I took a close look at the distribution of blue vs white in the heathered yarn: both front and back have slightly more white at upper left. Go figure. Not that anyone’s likely to notice it, though, it’s definitely not much of a difference. Overall, I would say the color distribution is surprisingly good considering the likely randomness the fibers took in getting to that point.

It’s garter stitch, and I’m trying to figure out if that’s why the fabric seems–I want to say more floppy than the usual. I’m not sure how strong the yarn would be if I were knitting it and I’m guessing less so than one straight from the goat.

But it will do. It will definitely do. I like it. I mean, it’s cashmere and the shade of blue turned out to be just what I wanted.

But if I were given a choice between recycled yarn and not (and they generally seem to be close in price on Colourmart) I’m definitely going with the not.



The gift of the Magis
Wednesday February 02nd 2022, 10:23 pm
Filed under: Non-Knitting

My folks had an original Eames chair when I was growing up, and out of curiosity I looked them up.

Turns out you can still buy them from Herman Miller, although at least right now not our rocker version.

And then I saw this.

Every kid on the planet would want one of these. Every parent on the planet would be keeping an eye out for what they would spin out into. Every autistic kid really needs one. Heck, I want one (as if we could afford that price!) and I don’t even have any sense of balance and you know I’d totally go flying.

But it still looks like a ton of fun the moment people figure out just what the heck they’re supposed to DO with that weird thing.

And also like a pottery project where the artist got interrupted halfway and called to dinner.



I did it my way
Tuesday February 01st 2022, 10:32 pm
Filed under: Knitting a Gift

Finally, finally, and with some reluctance, I finished the last pattern row tonight. All that’s left is the ribbing across the top.

On November 23, I opened my yellow Barbara Walker charted treasury copy wide enough to photocopy page 146 to start this afghan. I only made one copy. Given the stress on the paperback’s binding and how I didn’t want to do that again, that was dumb.

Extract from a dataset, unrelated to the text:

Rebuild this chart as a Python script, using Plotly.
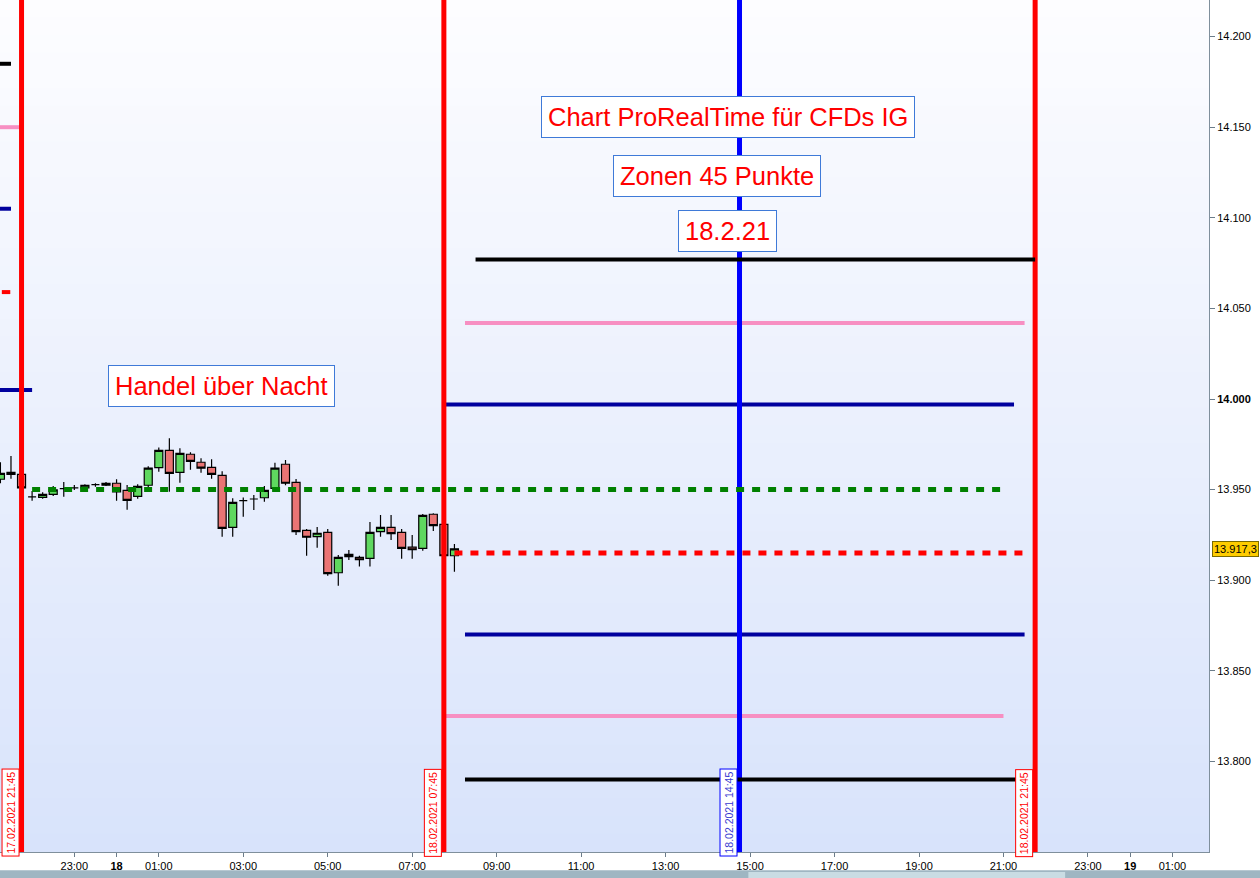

So in all that time I’ve been keeping pairs of post-it notes to underline which row I was working from to keep my eyes and brain from skittering all over the page and losing their place from stitch to individual stitch. The stickum wears off, you put on two more side by side to cover the width of the written row, repeat, repeat, later join Wordle (yesterday!) and use the used-up ones for sketching quick notes on.

As for the pattern, that piece of paper is looking pretty ratty at this point. But better it than my book.

The brightness of nighttime lighting reflecting off the whiteness of the page made it hard to see the stitches and I was forever pushing it up a bit out of the way and having it slide back down to my lap. I was so close to not needing it–but with the complexity of that piece and the parts that are counter-intuitive I didn’t dare risk it.

Ribbing. It really only needs that ribbing. It’s kind of hard to believe.

Finally, finally, the thing let me get a better picture of the color as a going-away present.

And in all that time I never realized till I went to look up the page number for this post just now (since it didn’t print out on the xerox) that it was supposed to be garter stitch separating the undulating waves. I’d done all of that purl-side out. All of it. All that time I’d stared at all those little dots and x’s and slanting lines and the like, easily a hundred hours, I’d had no idea I was being a rebel.

Well, good, then, because I like it better this way.